Romania and Bulgaria, the countries of origin of the Roma being expelled from France, are criticised for not doing much to integrate this minority. France even accused Romania of wanting to get rid of its Roma (EURACTIV 01/09/10).

Italian Prime Minister Silvio Berlusconi did not attend the pre-summit, as a delay of his plane was announced. Last year, Italy took discriminatory measures against Roma by taking their fingerprints. The move was condemned by the Council of Europe (EURACTIV 30/06/10), but the EU remained silent.

This year, Italian Interior Minister Roberto Maroni applauded France for expelling its Roma and said he will ask the European Commission to endorse a similar plan for Italy (EURACTIV 23/08/10).

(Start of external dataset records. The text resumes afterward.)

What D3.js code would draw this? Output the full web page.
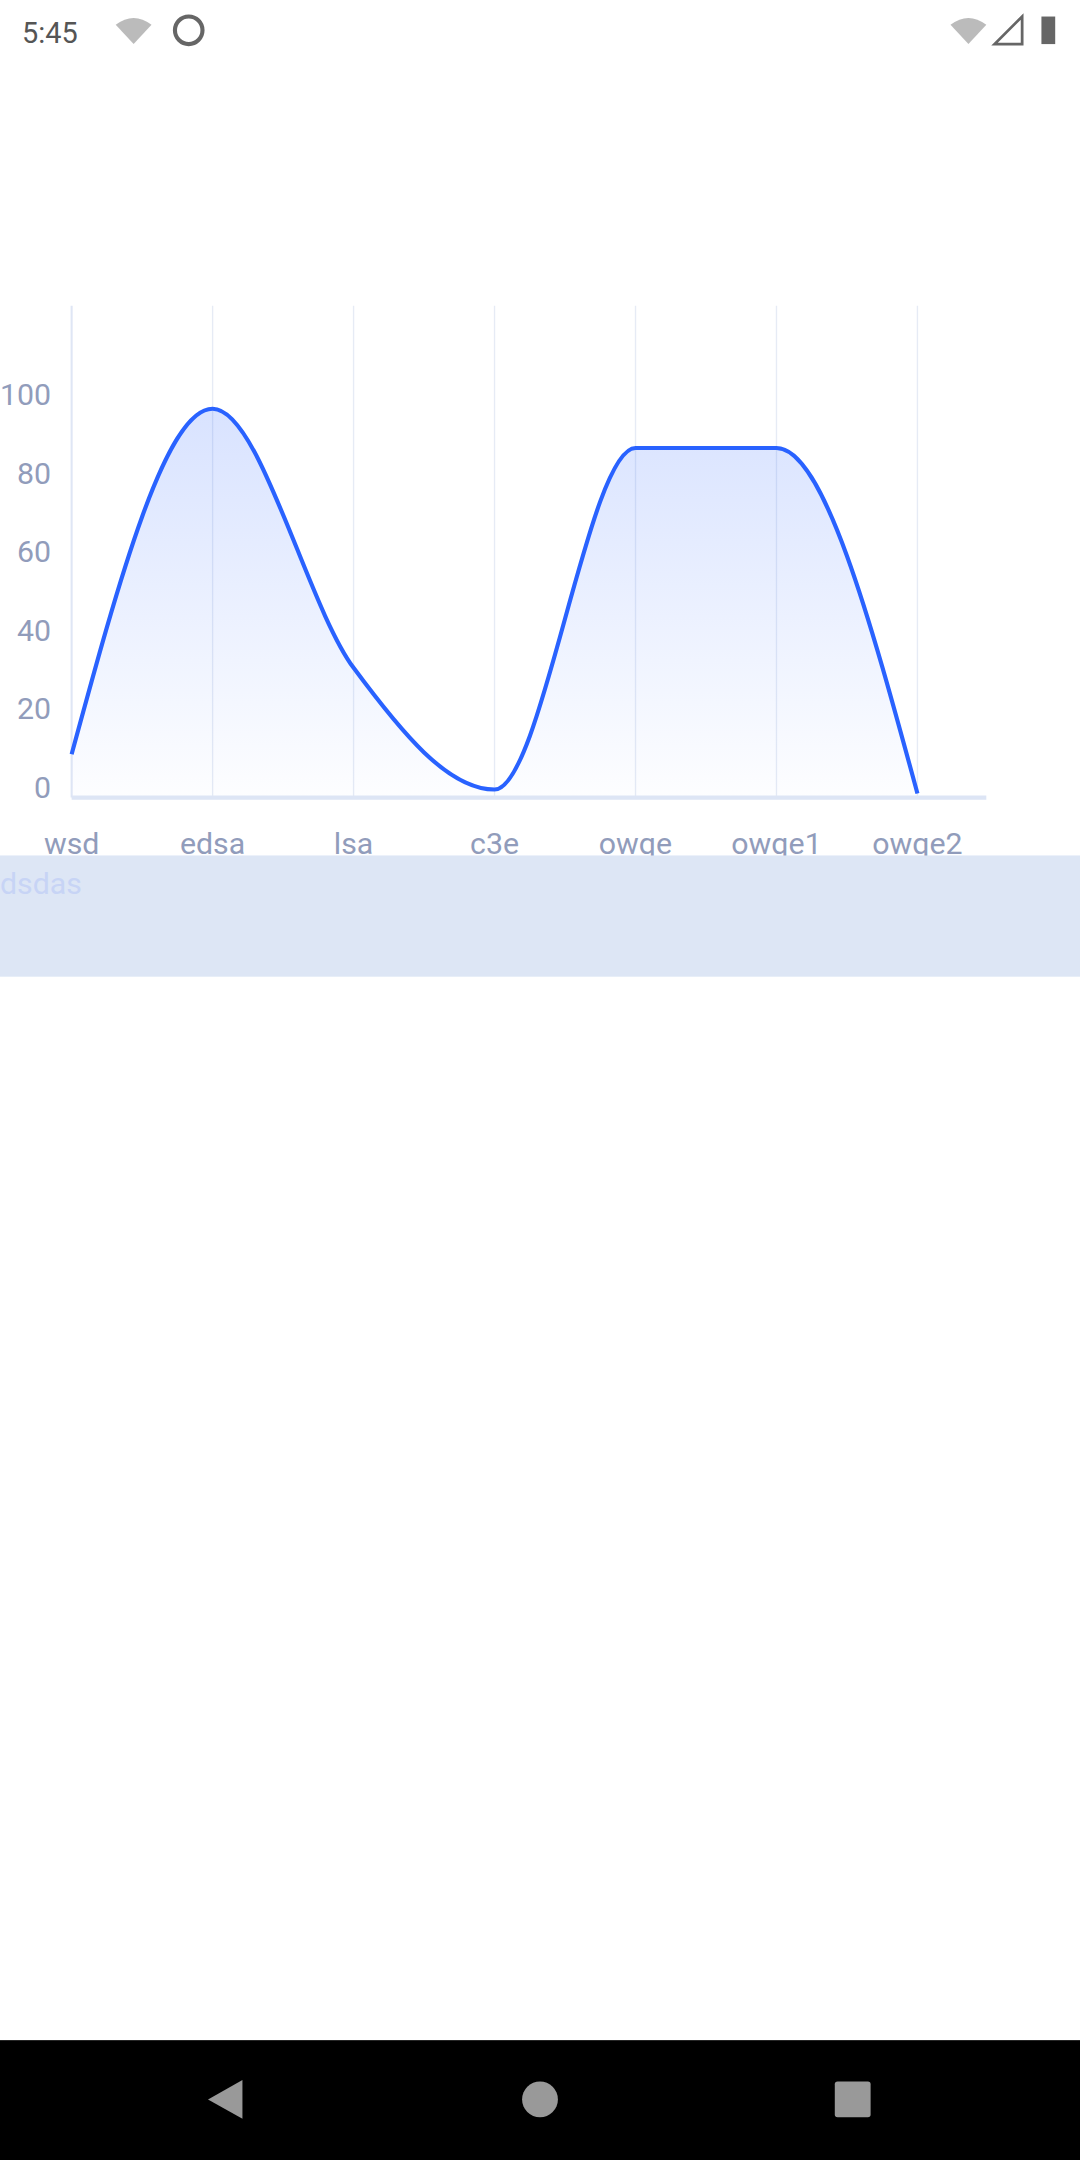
<!DOCTYPE html>
<html>
<head>
<meta charset="utf-8">
<script src="https://cdn.jsdelivr.net/npm/d3@7"></script>
<style>
  body { margin: 0; background: #fff; }
  svg { display: block; font-family: Roboto, "Noto Sans", sans-serif; }
</style>
</head>
<body>
<svg id="chart" width="1080" height="2160" viewBox="0 0 784 1568"></svg>
<script>
const categories = ['wsd', 'edsa', 'lsa', 'c3e', 'owqe', 'owqe1', 'owqe2'];
const values = [10, 98, 32, 1, 88, 88, 0];
const yTicks = [0, 20, 40, 60, 80, 100];

const svg = d3.select('#chart');

// status bar
svg.append('text').attr('x', 16).attr('y', 31).attr('font-size', 21).attr('fill', '#555').text('5:45');
svg.append('circle').attr('cx', 137).attr('cy', 22).attr('r', 10).attr('fill', 'none').attr('stroke', '#666').attr('stroke-width', 3);
svg.append('path').attr('d', 'M84,18 Q97,8 110,18 L97,32 Z').attr('fill', '#bbb');
svg.append('path').attr('d', 'M690,18 Q703,8 716,18 L703,32 Z').attr('fill', '#bbb');
svg.append('path').attr('d', 'M742,12 L742,32 L722,32 Z').attr('fill', 'none').attr('stroke', '#666').attr('stroke-width', 2);
svg.append('rect').attr('x', 756).attr('y', 12).attr('width', 10).attr('height', 20).attr('fill', '#666');

const x = d3.scalePoint().domain(categories).range([52, 666]);
const y = d3.scaleLinear().domain([0, 100]).range([576, 291]);

// vertical grid
svg.append('g').selectAll('line').data(categories.slice(1)).join('line')
  .attr('x1', d => x(d)).attr('x2', d => x(d))
  .attr('y1', 222).attr('y2', 579)
  .attr('stroke', '#e6ebf5').attr('stroke-width', 1);
svg.append('line').attr('x1', 52).attr('x2', 52).attr('y1', 222).attr('y2', 579)
  .attr('stroke', '#dfe6f5').attr('stroke-width', 1.5);

const grad = svg.append('defs').append('linearGradient')
  .attr('id', 'fillGrad').attr('x1', 0).attr('x2', 0).attr('y1', 0).attr('y2', 1);
grad.append('stop').attr('offset', '0%').attr('stop-color', '#2962ff').attr('stop-opacity', 0.18);
grad.append('stop').attr('offset', '100%').attr('stop-color', '#2962ff').attr('stop-opacity', 0.01);

const pts = categories.map((c, i) => [x(c), y(values[i])]);
svg.append('path').datum(pts)
  .attr('d', d3.area().x(d => d[0]).y0(579).y1(d => d[1]).curve(d3.curveMonotoneX))
  .attr('fill', 'url(#fillGrad)');
svg.append('path').datum(pts)
  .attr('d', d3.line().curve(d3.curveMonotoneX))
  .attr('fill', 'none').attr('stroke', '#2962ff').attr('stroke-width', 3);

// x axis line
svg.append('line').attr('x1', 52).attr('x2', 716).attr('y1', 579).attr('y2', 579)
  .attr('stroke', '#dde5f5').attr('stroke-width', 3);

// y labels
svg.append('g').selectAll('text').data(yTicks).join('text')
  .attr('x', 37).attr('y', d => y(d) + 3).attr('text-anchor', 'end')
  .attr('font-size', 22).attr('fill', '#919cbb').text(d => d);

// x labels
svg.append('g').selectAll('text').data(categories).join('text')
  .attr('x', d => x(d)).attr('y', 620).attr('text-anchor', 'middle')
  .attr('font-size', 22).attr('fill', '#919cbb').text(d => d);

// band
svg.append('rect').attr('x', 0).attr('y', 621).attr('width', 784).attr('height', 88).attr('fill', '#dde6f5');
svg.append('text').attr('x', 0).attr('y', 649).attr('font-size', 22).attr('fill', '#c7d4f5').text('dsdas');

// nav bar
svg.append('rect').attr('x', 0).attr('y', 1481).attr('width', 784).attr('height', 87).attr('fill', '#000');
svg.append('path').attr('d', 'M151,1524 L176,1510 L176,1538 Z').attr('fill', '#999');
svg.append('circle').attr('cx', 392).attr('cy', 1524).attr('r', 13).attr('fill', '#999');
svg.append('rect').attr('x', 606).attr('y', 1511).attr('width', 26).attr('height', 26).attr('rx', 2).attr('fill', '#999');
</script>
</body>
</html>
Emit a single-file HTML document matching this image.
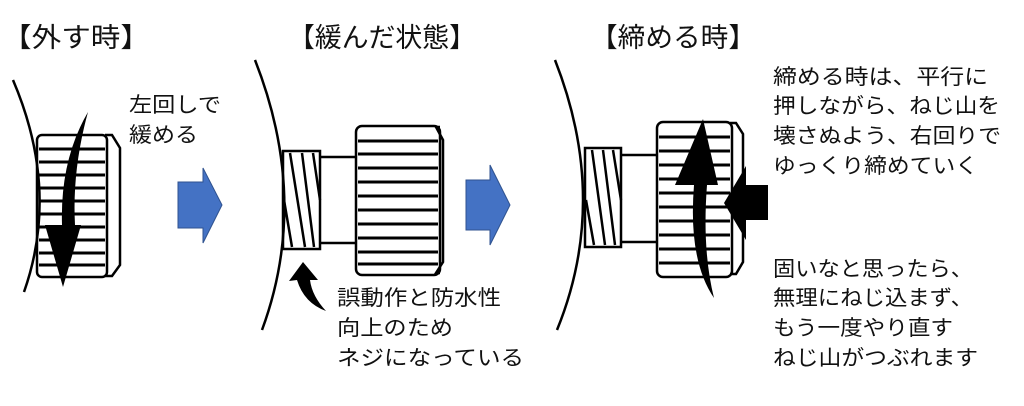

Germany criticised Reding's remarks on World War II, but approved the essence of her statement. A spokesperson said Berlin wants the freedom of movement principle to be respected and that there should be no discrimination on the basis of ethnic origin.

EPP leaders appeared to agree that there was a need to harmonise positions and bring some appeasement to the summit itself. The message was that if the Roma issue were to gain prominence at the summit table, then the discussion should turn to how to help Europe's biggest minority to integrate in societies.

European Parliament President Jerzy Buzek, quizzed repeatedly by the press on the Roma issue following his speech to the Council, played down the tensions surrounding the summit and refused to criticise France, describing the problem as "the responsibility of the whole EU".

"It is not a problem of Roma only and it is not only a problem of France. It is also in other countries. […] It is a very deep and serious problem for the EU as a whole and we should treat it as such," he said.

Asked by EURACTIV whether the EPP could solve the problem given that he himself, José Manuel Barroso, Nicolas Sarkozy, Viviane Reding and the Bulgarian and Romanian leaders are all affiliated to it, Buzek replied that it was not a question for one political party, but for all of Europe and its citizens.

''I feel responsible, as any European politician should. I do not divide the EU by member state or any political group. This is a very serious problem – people are in poverty and are excluded from society," he said.

Asked about France questioning the right of the Parliament and Commission to get involved in the issue, Buzek replied that "solving problems with less tension is always better" and "inflammatory rhetoric’" must be avoided.

"The Commission is the guardian of the treaties: much the better that it is looking into the case. It is a good signal – that the Community level works and that we address problems together," he added. 

The Parliament president, who asked to be questioned on economic governance or external relations, defended his decision not to refer to the Roma expulsions in his address to the Council, saying it was not on the agenda and would not be "polite" for his audience.

Asked why he had not criticised France, Buzek responded: "I am very surprised by this question. I have said several times that the Commission is the guardian of the treaties and its starting this procedure is the best possible solution. What more can I add?"


According to the European Commission, the Roma are the EU's largest ethnic minority, and trace their origins to medieval India. There are many Roma subgroups living in Europe. Since recently, the Commission puts the number of Roma in Europe at 11 million.

Current census statistics state that 535,000 Roma live in Romania, 370,000 in Bulgaria, 205,000 in Hungary, 89,000 in Slovakia and 108,000 in Serbia. Some 200,000 Roma are estimated to live in the Czech Republic, while the same number are estimated to reside in Greece and an estimated 500,000 are in Turkey.

Many Roma from Eastern Europe moved to the West following the EU's enlargement, creating tensions, particularly in Italy (EURACTIV 30/06/09). An estimated 15,000 Roma from Romania and Bulgaria live in France. The French government is presently expelling large numbers of them in groups (EURACTIV 19/08/10).

France is insisting that it measures are not discriminatory and are intended to protect the security of its citizens and public order.